• [EXERCISE BRIEF] Copy all of the material exactly. Pictures are not to appear in the copy.

• [DATA LINES]

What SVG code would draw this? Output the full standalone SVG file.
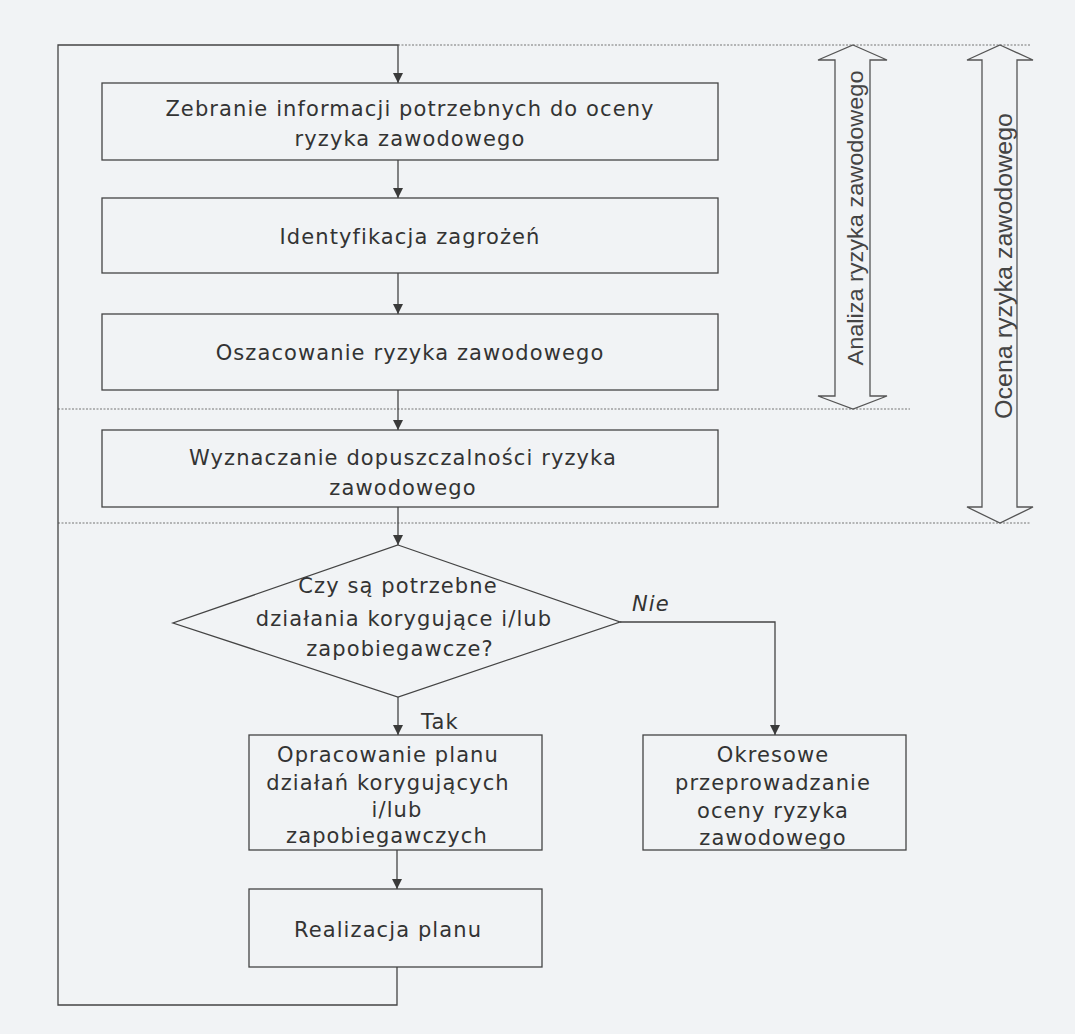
<svg xmlns="http://www.w3.org/2000/svg" width="1075" height="1034" viewBox="0 0 1075 1034">
<defs>
<marker id="ah" viewBox="0 0 10 10" refX="10" refY="5" markerWidth="10" markerHeight="10" markerUnits="userSpaceOnUse" orient="auto">
<path d="M0,0 L10,5 L0,10 z" fill="#3a3a3a"/>
</marker>
<style>
.box{fill:none;stroke:#444;stroke-width:1.3}
.ln{fill:none;stroke:#444;stroke-width:1.3}
.dot{fill:none;stroke:#777;stroke-width:1.2;stroke-dasharray:2,1.5}
.t{font-family:"DejaVu Sans",Verdana,sans-serif;font-size:21px;letter-spacing:1.1px;fill:#333;text-anchor:middle}
.s{font-family:"Liberation Sans",Arial,sans-serif;fill:#444;text-anchor:middle}
.dbl{fill:none;stroke:#555;stroke-width:1.3}
</style>
</defs>
<rect width="1075" height="1034" fill="#f1f3f5"/>
<g id="guides">
<line class="dot" x1="398" y1="45" x2="1030" y2="45"/>
<line class="dot" x1="58" y1="409" x2="910" y2="409"/>
<line class="dot" x1="58" y1="523" x2="1030" y2="523"/>
</g>
<g id="connectors">
<path class="ln" d="M397,967 V1005 H58 V45 H398 V83" marker-end="url(#ah)"/>
<line class="ln" x1="398" y1="160" x2="398" y2="198" marker-end="url(#ah)"/>
<line class="ln" x1="398" y1="273" x2="398" y2="314" marker-end="url(#ah)"/>
<line class="ln" x1="398" y1="390" x2="398" y2="430" marker-end="url(#ah)"/>
<line class="ln" x1="398" y1="507" x2="398" y2="545" marker-end="url(#ah)"/>
<line class="ln" x1="398" y1="697" x2="398" y2="735" marker-end="url(#ah)"/>
<path class="ln" d="M620,622 H775 V735" marker-end="url(#ah)"/>
<line class="ln" x1="397" y1="850" x2="397" y2="889" marker-end="url(#ah)"/>
<text class="t" x="421" y="729" style="text-anchor:start">Tak</text>
<text class="t" x="632" y="611" style="text-anchor:start;font-style:italic">Nie</text>
</g>
<g id="n1"><rect class="box" x="102" y="83" width="616" height="77"/>
<text class="t" x="410" y="116">Zebranie informacji potrzebnych do oceny</text>
<text class="t" x="410" y="146">ryzyka zawodowego</text></g>
<g id="n2"><rect class="box" x="102" y="198" width="616" height="75"/>
<text class="t" x="410" y="244">Identyfikacja zagrożeń</text></g>
<g id="n3"><rect class="box" x="102" y="314" width="616" height="76"/>
<text class="t" x="410" y="360">Oszacowanie ryzyka zawodowego</text></g>
<g id="n4"><rect class="box" x="102" y="430" width="616" height="77"/>
<text class="t" x="403" y="465">Wyznaczanie dopuszczalności ryzyka</text>
<text class="t" x="403" y="495">zawodowego</text></g>
<g id="d1"><polygon class="box" points="398,545 620,622 398,697 173,623"/>
<text class="t" x="398" y="593">Czy są potrzebne</text>
<text class="t" x="404" y="626">działania korygujące i/lub</text>
<text class="t" x="400" y="656">zapobiegawcze?</text></g>
<g id="n5"><rect class="box" x="249" y="735" width="293" height="115"/>
<text class="t" x="388" y="762">Opracowanie planu</text>
<text class="t" x="388" y="790">działań korygujących</text>
<text class="t" x="397" y="817">i/lub</text>
<text class="t" x="387" y="843">zapobiegawczych</text></g>
<g id="n6"><rect class="box" x="643" y="735" width="263" height="115"/>
<text class="t" x="773" y="762">Okresowe</text>
<text class="t" x="773" y="790">przeprowadzanie</text>
<text class="t" x="773" y="818">oceny ryzyka</text>
<text class="t" x="773" y="845">zawodowego</text></g>
<g id="n7"><rect class="box" x="249" y="889" width="293" height="78"/>
<text class="t" x="388" y="937">Realizacja planu</text></g>
<g id="a1"><path class="dbl" d="M853,45 L887,60 H870 V396 H887 L853,409 L818,396 H835 V60 H818 Z"/>
<text class="s" font-size="22" textLength="295" lengthAdjust="spacingAndGlyphs" transform="translate(863,218) rotate(-90)">Analiza ryzyka zawodowego</text></g>
<g id="a2"><path class="dbl" d="M1000,45 L1033,60 H1017 V507 H1033 L1000,523 L967,507 H982 V60 H967 Z"/>
<text class="s" font-size="23.5" textLength="306" lengthAdjust="spacingAndGlyphs" transform="translate(1012,266) rotate(-90)">Ocena ryzyka zawodowego</text></g>
</svg>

• [RESULT OF THE EXERCISE]
What SVG code would draw this? Output the full standalone SVG file.
<svg xmlns="http://www.w3.org/2000/svg" width="1075" height="1034" viewBox="0 0 1075 1034">
<defs>
<marker id="ah" viewBox="0 0 10 10" refX="10" refY="5" markerWidth="10" markerHeight="10" markerUnits="userSpaceOnUse" orient="auto">
<path d="M0,0 L10,5 L0,10 z" fill="#3a3a3a"/>
</marker>
<style>
.box{fill:none;stroke:#444;stroke-width:1.3}
.ln{fill:none;stroke:#444;stroke-width:1.3}
.dot{fill:none;stroke:#777;stroke-width:1.2;stroke-dasharray:2,1.5}
.t{font-family:"DejaVu Sans",Verdana,sans-serif;font-size:21px;letter-spacing:1.1px;fill:#333;text-anchor:middle}
.s{font-family:"Liberation Sans",Arial,sans-serif;fill:#444;text-anchor:middle}
.dbl{fill:none;stroke:#555;stroke-width:1.3}
</style>
</defs>
<rect width="1075" height="1034" fill="#f1f3f5"/>
<g id="guides">
<line class="dot" x1="398" y1="45" x2="1030" y2="45"/>
<line class="dot" x1="58" y1="409" x2="910" y2="409"/>
<line class="dot" x1="58" y1="523" x2="1030" y2="523"/>
</g>
<g id="connectors">
<path class="ln" d="M397,967 V1005 H58 V45 H398 V83" marker-end="url(#ah)"/>
<line class="ln" x1="398" y1="160" x2="398" y2="198" marker-end="url(#ah)"/>
<line class="ln" x1="398" y1="273" x2="398" y2="314" marker-end="url(#ah)"/>
<line class="ln" x1="398" y1="390" x2="398" y2="430" marker-end="url(#ah)"/>
<line class="ln" x1="398" y1="507" x2="398" y2="545" marker-end="url(#ah)"/>
<line class="ln" x1="398" y1="697" x2="398" y2="735" marker-end="url(#ah)"/>
<path class="ln" d="M620,622 H775 V735" marker-end="url(#ah)"/>
<line class="ln" x1="397" y1="850" x2="397" y2="889" marker-end="url(#ah)"/>
<text class="t" x="421" y="729" style="text-anchor:start">Tak</text>
<text class="t" x="632" y="611" style="text-anchor:start;font-style:italic">Nie</text>
</g>
<g id="n1"><rect class="box" x="102" y="83" width="616" height="77"/>
<text class="t" x="410" y="116">Zebranie informacji potrzebnych do oceny</text>
<text class="t" x="410" y="146">ryzyka zawodowego</text></g>
<g id="n2"><rect class="box" x="102" y="198" width="616" height="75"/>
<text class="t" x="410" y="244">Identyfikacja zagrożeń</text></g>
<g id="n3"><rect class="box" x="102" y="314" width="616" height="76"/>
<text class="t" x="410" y="360">Oszacowanie ryzyka zawodowego</text></g>
<g id="n4"><rect class="box" x="102" y="430" width="616" height="77"/>
<text class="t" x="403" y="465">Wyznaczanie dopuszczalności ryzyka</text>
<text class="t" x="403" y="495">zawodowego</text></g>
<g id="d1"><polygon class="box" points="398,545 620,622 398,697 173,623"/>
<text class="t" x="398" y="593">Czy są potrzebne</text>
<text class="t" x="404" y="626">działania korygujące i/lub</text>
<text class="t" x="400" y="656">zapobiegawcze?</text></g>
<g id="n5"><rect class="box" x="249" y="735" width="293" height="115"/>
<text class="t" x="388" y="762">Opracowanie planu</text>
<text class="t" x="388" y="790">działań korygujących</text>
<text class="t" x="397" y="817">i/lub</text>
<text class="t" x="387" y="843">zapobiegawczych</text></g>
<g id="n6"><rect class="box" x="643" y="735" width="263" height="115"/>
<text class="t" x="773" y="762">Okresowe</text>
<text class="t" x="773" y="790">przeprowadzanie</text>
<text class="t" x="773" y="818">oceny ryzyka</text>
<text class="t" x="773" y="845">zawodowego</text></g>
<g id="n7"><rect class="box" x="249" y="889" width="293" height="78"/>
<text class="t" x="388" y="937">Realizacja planu</text></g>
<g id="a1"><path class="dbl" d="M853,45 L887,60 H870 V396 H887 L853,409 L818,396 H835 V60 H818 Z"/>
<text class="s" font-size="22" textLength="295" lengthAdjust="spacingAndGlyphs" transform="translate(863,218) rotate(-90)">Analiza ryzyka zawodowego</text></g>
<g id="a2"><path class="dbl" d="M1000,45 L1033,60 H1017 V507 H1033 L1000,523 L967,507 H982 V60 H967 Z"/>
<text class="s" font-size="23.5" textLength="306" lengthAdjust="spacingAndGlyphs" transform="translate(1012,266) rotate(-90)">Ocena ryzyka zawodowego</text></g>
</svg>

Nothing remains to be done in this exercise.